OPINION-Staycation enigma

By the end of every month, the statistical department publishes data on the previous month’s excursions and hotel occupation. The data for December is just out, and we have, therefore, a picture for the full year. The immediately obvious conclusion is that this was a bad year. There is nothing new or unexpected there, except perhaps the coldness of the figures. 

Take December, usually a good month. Its excursions summed just three thousand people – or just about 0.5 percent of the more than half a million recorded in the previous year.  The full-year results are only marginally better, mainly thanks to a still ‘normal’ beginning of the year. 

Most indicators fell: numbers of hotels, rooms, beds, guests, you name it, all saw their values decline. Occupation rates overall went down ‘only’ by 40 percent. They benefited, if we can use the word here, from the fact that the drop in overnighters was not as dramatic as the one in same-day visitors – and possibly also the reduction in the number of available rooms. 

That is the tone of most of the numbers. However, the data bring also a couple of surprises that raise some relevant questions. Indeed, the average stay of guests increased in 2020, compared with 2019 – as we might expect.

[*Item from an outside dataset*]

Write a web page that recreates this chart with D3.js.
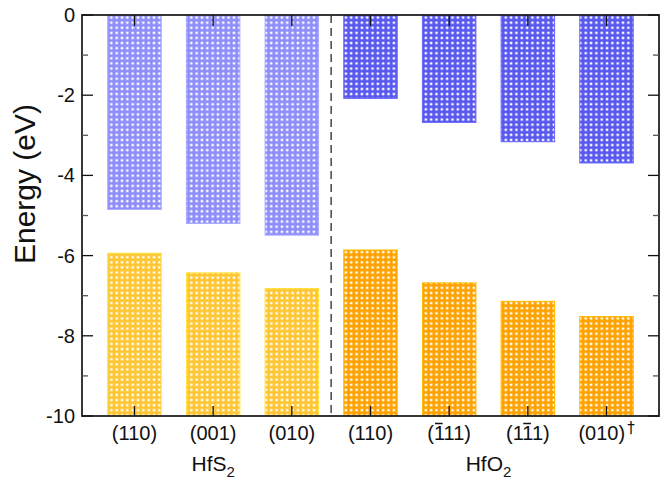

It went up from 1.5 to 1.6 nights. The surprise is not that it went up, but that it has risen so little. 

Several reasons could concur to push for more extended stays. The collapse in the sea and air transportation reduced the number of short-stay visitors, namely those arriving in transit to other destinations and shuttling coming from Hong Kong. Other visitors had ‘forced’ extended stays due to difficulties returning to their points of origin or traveling to subsequent destinations.  

Additionally, many residents were encouraged (and had little alternative) to spend their vacations locally. Many hotels made promotions directed at them.” And yet, the average duration of stay hardly budged. If the figures include the hotel quarantines imposed on locals returning to Macau, the number is even more surprising. 

For all the talk about ‘staycations,’ the number of locals registering at hotels went up only slightly by just 3.2 percent. But, startlingly, their length of stay was half the one reported in 2019. That is, 2020 brought just a few more guests and much shorter stays: now, that’s a thought-provoking outcome.